Joe Estrada, an Ogden special-education teacher, marched with his son in a stroller. The recently disaffected Democrat-turned-Independent objects to the revolving door between government and corporations and laments, “Obama said he'd get rid of lobbyists in government.”
At the Pioneer Park tent encampment, paralegal Pete Litster helps run the kitchen and reports that food donations have been adequate so far “to help feed the homeless there.”
Aharon Ben Or is a Harvard computer-science grad who passed up a lucrative career to devote himself to spiritual and social activism. He organizes the camp’s multidenominational meditations and free school. Other committees clean the park restrooms, provide first aid, promote safety at street crossings during marches and monitor camp security.
I’ve been sleeping in my own bed but hope the movement nationally will morph from protest into directed action. I’d like to see Americans realize that what they think is a liability ... debt ... is their best weapon and stop payment on mortgages, car payments, student loans and credit cards until concrete steps are taken to end the corporate corruption of government. We could hold in escrow all payments until the Supreme Court reverses Citizens United by voiding Clarence Thomas’s tainted vote; the Obama Justice Department hands out indictments for the ’08 collapse; Congress passes campaign-finance reform, term limits, and stricter lobbying regulations; and banks enact reasonable credit policies and then waive all penalties for the debt strikers.

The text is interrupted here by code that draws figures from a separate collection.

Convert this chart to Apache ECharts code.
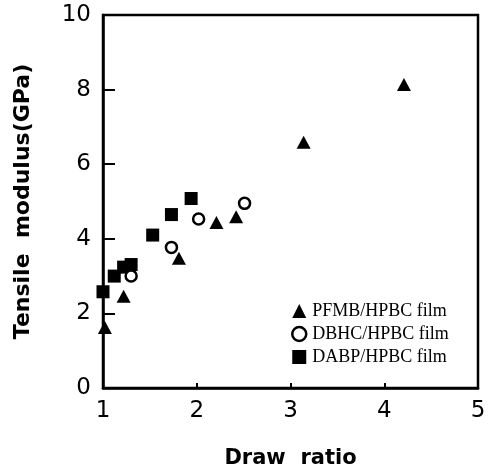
<!DOCTYPE html>
<html>
<head>
<meta charset="utf-8">
<script src="https://cdn.jsdelivr.net/npm/echarts@6/dist/echarts.min.js"></script>
<style>
html,body{margin:0;padding:0;background:#fff;}
#chart{width:491px;height:474px;}
</style>
</head>
<body>
<div id="chart"></div>
<script>
const seriesNames = ['PFMB/HPBC film', 'DBHC/HPBC film', 'DABP/HPBC film'];
const pfmbData = [[1.02,1.62],[1.22,2.46],[1.81,3.48],[2.21,4.44],[2.42,4.59],[3.14,6.59],[4.21,8.14]];
const dbhcData = [[1.30,3.0],[1.73,3.77],[2.02,4.53],[2.51,4.95]];
const dabpData = [[1.0,2.58],[1.12,3.0],[1.22,3.24],[1.30,3.31],[1.53,4.10],[1.73,4.65],[1.94,5.08]];
const xTitle = 'Draw  ratio';
const yTitle = 'Tensile  modulus(GPa)';

const chart = echarts.init(document.getElementById('chart'), null, {renderer: 'canvas'});
chart.setOption({
  backgroundColor: '#fff',
  animation: false,
  grid: {left: 103, right: 13, top: 15, bottom: 83, show: true, borderColor: '#000', borderWidth: 2.5, backgroundColor: 'transparent'},
  legend: {
    orient: 'vertical', left: 286, top: 297,
    itemWidth: 14, itemHeight: 14, itemGap: 5, selectedMode: false,
    textStyle: {fontFamily: 'Liberation Serif', fontSize: 18, color: '#000', padding: [0,0,0,1]},
    data: [
      {name: seriesNames[0], icon: 'triangle'},
      {name: seriesNames[1], icon: 'circle', itemStyle: {color: '#fff', borderColor: '#000', borderWidth: 2.5}},
      {name: seriesNames[2], icon: 'rect'}
    ]
  },
  xAxis: {
    type: 'value', min: 1, max: 5, interval: 1,
    name: xTitle, nameLocation: 'middle', nameGap: 60,
    nameTextStyle: {fontFamily: 'DejaVu Sans', fontWeight: 'bold', fontSize: 21, color: '#000'},
    axisLine: {show: true, lineStyle: {color: '#000', width: 2.5}},
    axisTick: {show: true, inside: true, length: 5, lineStyle: {color: '#000', width: 2}},
    axisLabel: {fontFamily: 'DejaVu Sans', fontSize: 23, color: '#000', margin: 12},
    splitLine: {show: false}
  },
  yAxis: {
    type: 'value', min: 0, max: 10, interval: 2,
    name: yTitle, nameLocation: 'middle', nameGap: 69, nameRotate: 90,
    nameTextStyle: {fontFamily: 'DejaVu Sans', fontWeight: 'bold', fontSize: 22, color: '#000'},
    axisLine: {show: true, lineStyle: {color: '#000', width: 2.5}},
    axisTick: {show: true, inside: true, length: 12, lineStyle: {color: '#000', width: 2}},
    axisLabel: {fontFamily: 'DejaVu Sans', fontSize: 23, color: '#000', margin: 12},
    splitLine: {show: false}
  },
  series: [
    {name: seriesNames[2], type: 'scatter', data: dabpData, symbol: 'rect', symbolSize: 13, clip: false,
     itemStyle: {color: '#000', opacity: 1}, z: 2},
    {name: seriesNames[1], type: 'scatter', data: dbhcData, symbol: 'circle', symbolSize: 11, clip: false,
     itemStyle: {color: '#fff', borderColor: '#000', borderWidth: 2.5, opacity: 1}, z: 3},
    {name: seriesNames[0], type: 'scatter', data: pfmbData, symbol: 'triangle', symbolSize: [14, 13], clip: false,
     itemStyle: {color: '#000', opacity: 1}, z: 4}
  ]
});
</script>
</body>
</html>
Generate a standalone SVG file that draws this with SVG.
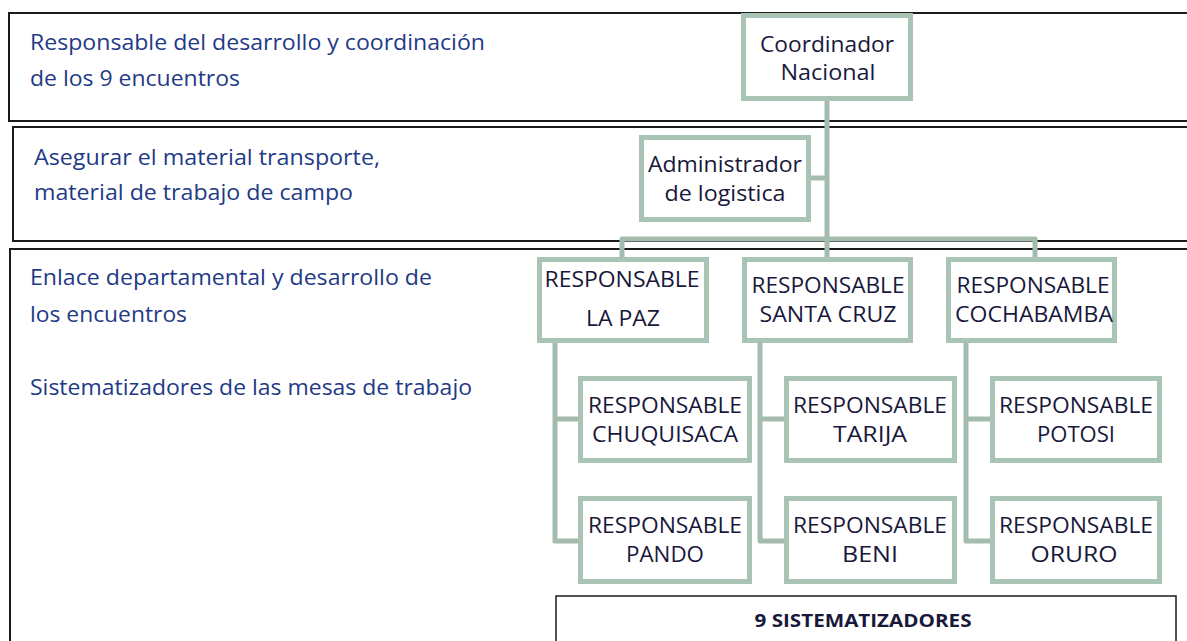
<svg xmlns="http://www.w3.org/2000/svg" width="1187" height="641" viewBox="0 0 1187 641">
<style>
.band{fill:none;stroke:#1a1a1a;stroke-width:2}
.note{font-family:"Open Sans","Liberation Sans",sans-serif;font-size:21px;fill:#1f3a86}
.box{fill:#fff;stroke:#a9c3b5;stroke-width:5}
.lbl{font-family:"Open Sans","Liberation Sans",sans-serif;font-size:22px;fill:#18183a;text-anchor:middle}
.conn{fill:none;stroke:#a3bcae;stroke-width:5;stroke-linejoin:round}
.sys{fill:#fff;stroke:#1a1a1a;stroke-width:1.5}
.bold{font-family:"Open Sans","Liberation Sans",sans-serif;font-size:17px;font-weight:bold;fill:#18183a;text-anchor:middle}
</style>
<rect width="1187" height="641" fill="#fff"/>
<g id="bands">
<rect class="band" x="9" y="13" width="1200" height="108"/>
<rect class="band" x="13" y="127" width="1200" height="114"/>
<rect class="band" x="10" y="249" width="1200" height="420"/>
<text class="note" x="30" y="50" textLength="455" lengthAdjust="spacingAndGlyphs">Responsable del desarrollo y coordinación</text>
<text class="note" x="30" y="86" textLength="210" lengthAdjust="spacingAndGlyphs">de los 9 encuentros</text>
<text class="note" x="34" y="165" textLength="346" lengthAdjust="spacingAndGlyphs">Asegurar el material transporte,</text>
<text class="note" x="34" y="200" textLength="319" lengthAdjust="spacingAndGlyphs">material de trabajo de campo</text>
<text class="note" x="30" y="285" textLength="402" lengthAdjust="spacingAndGlyphs">Enlace departamental y desarrollo de</text>
<text class="note" x="30" y="322" textLength="157" lengthAdjust="spacingAndGlyphs">los encuentros</text>
<text class="note" x="30" y="395" textLength="442" lengthAdjust="spacingAndGlyphs">Sistematizadores de las mesas de trabajo</text>
</g>
<g id="connectors">
<path class="conn" d="M827 101 V239"/>
<path class="conn" d="M811 178 H827"/>
<path class="conn" d="M622 257 V239 H1035 V257"/>
<path class="conn" d="M827 239 V257"/>
<path class="conn" d="M555 343 V541 H578 M555 419 H578"/>
<path class="conn" d="M760 343 V541 H784 M760 419 H784"/>
<path class="conn" d="M966 343 V541 H990 M966 419 H990"/>
</g>
<g id="coordinador">
<rect class="box" x="743.5" y="15.5" width="167" height="83"/>
<text class="lbl" x="827" y="52" textLength="134" lengthAdjust="spacingAndGlyphs">Coordinador</text>
<text class="lbl" x="828" y="80" textLength="95" lengthAdjust="spacingAndGlyphs">Nacional</text>
</g>
<g id="administrador">
<rect class="box" x="641.5" y="137.5" width="167" height="82"/>
<text class="lbl" x="725" y="172" textLength="154" lengthAdjust="spacingAndGlyphs">Administrador</text>
<text class="lbl" x="725" y="201" textLength="121" lengthAdjust="spacingAndGlyphs">de logistica</text>
</g>
<g id="lapaz">
<rect class="box" x="539.5" y="259.5" width="167" height="81"/>
<text class="lbl" x="622" y="287" textLength="155" lengthAdjust="spacingAndGlyphs">RESPONSABLE</text>
<text class="lbl" x="623" y="326" textLength="74" lengthAdjust="spacingAndGlyphs">LA PAZ</text>
</g>
<g id="santacruz">
<rect class="box" x="744.5" y="259.5" width="166" height="81"/>
<text class="lbl" x="828" y="293" textLength="153" lengthAdjust="spacingAndGlyphs">RESPONSABLE</text>
<text class="lbl" x="828" y="322" textLength="137" lengthAdjust="spacingAndGlyphs">SANTA CRUZ</text>
</g>
<g id="cochabamba">
<rect class="box" x="948.5" y="259.5" width="166" height="81"/>
<text class="lbl" x="1033" y="293" textLength="153" lengthAdjust="spacingAndGlyphs">RESPONSABLE</text>
<text class="lbl" x="1034" y="322" textLength="158" lengthAdjust="spacingAndGlyphs">COCHABAMBA</text>
</g>
<g id="chuquisaca">
<rect class="box" x="580.5" y="378.5" width="169" height="82"/>
<text class="lbl" x="665" y="413" textLength="154" lengthAdjust="spacingAndGlyphs">RESPONSABLE</text>
<text class="lbl" x="665" y="442" textLength="146" lengthAdjust="spacingAndGlyphs">CHUQUISACA</text>
</g>
<g id="pando">
<rect class="box" x="580.5" y="498.5" width="169" height="83"/>
<text class="lbl" x="665" y="533" textLength="154" lengthAdjust="spacingAndGlyphs">RESPONSABLE</text>
<text class="lbl" x="665" y="562" textLength="78" lengthAdjust="spacingAndGlyphs">PANDO</text>
</g>
<g id="tarija">
<rect class="box" x="786.5" y="378.5" width="168" height="82"/>
<text class="lbl" x="870" y="413" textLength="154" lengthAdjust="spacingAndGlyphs">RESPONSABLE</text>
<text class="lbl" x="870" y="442" textLength="74" lengthAdjust="spacingAndGlyphs">TARIJA</text>
</g>
<g id="beni">
<rect class="box" x="786.5" y="498.5" width="168" height="83"/>
<text class="lbl" x="870" y="533" textLength="154" lengthAdjust="spacingAndGlyphs">RESPONSABLE</text>
<text class="lbl" x="870" y="562" textLength="56" lengthAdjust="spacingAndGlyphs">BENI</text>
</g>
<g id="potosi">
<rect class="box" x="992.5" y="378.5" width="167" height="82"/>
<text class="lbl" x="1076" y="413" textLength="154" lengthAdjust="spacingAndGlyphs">RESPONSABLE</text>
<text class="lbl" x="1076" y="442" textLength="78" lengthAdjust="spacingAndGlyphs">POTOSI</text>
</g>
<g id="oruro">
<rect class="box" x="992.5" y="498.5" width="167" height="83"/>
<text class="lbl" x="1076" y="533" textLength="154" lengthAdjust="spacingAndGlyphs">RESPONSABLE</text>
<text class="lbl" x="1074" y="562" textLength="87" lengthAdjust="spacingAndGlyphs">ORURO</text>
</g>
<g id="sistematizadores">
<rect class="sys" x="556" y="596" width="620" height="60"/>
<text class="bold" x="863" y="627" textLength="217" lengthAdjust="spacingAndGlyphs">9 SISTEMATIZADORES</text>
</g>
</svg>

I suspect the other side may be starting to pay attention to such drastic possibilities. A vivid recollection from the first march was looking from across the street at Salt Lake City’s premier office tower, 222 South Main, where Goldman Sachs occupies the 7th through 14th floors, sans name on the marquee. As we chanted “Shame on Goldman Sachs,” the full-length windows in most of the building were lined with motionless workers resembling a vast mannequin warehouse.
I can only guess what they were thinking, but the somber stances suggested to me a realization that the nation is souring on the antics of employers like theirs. Many Americans sense that shift, and the Occupy Together movement is making it happen.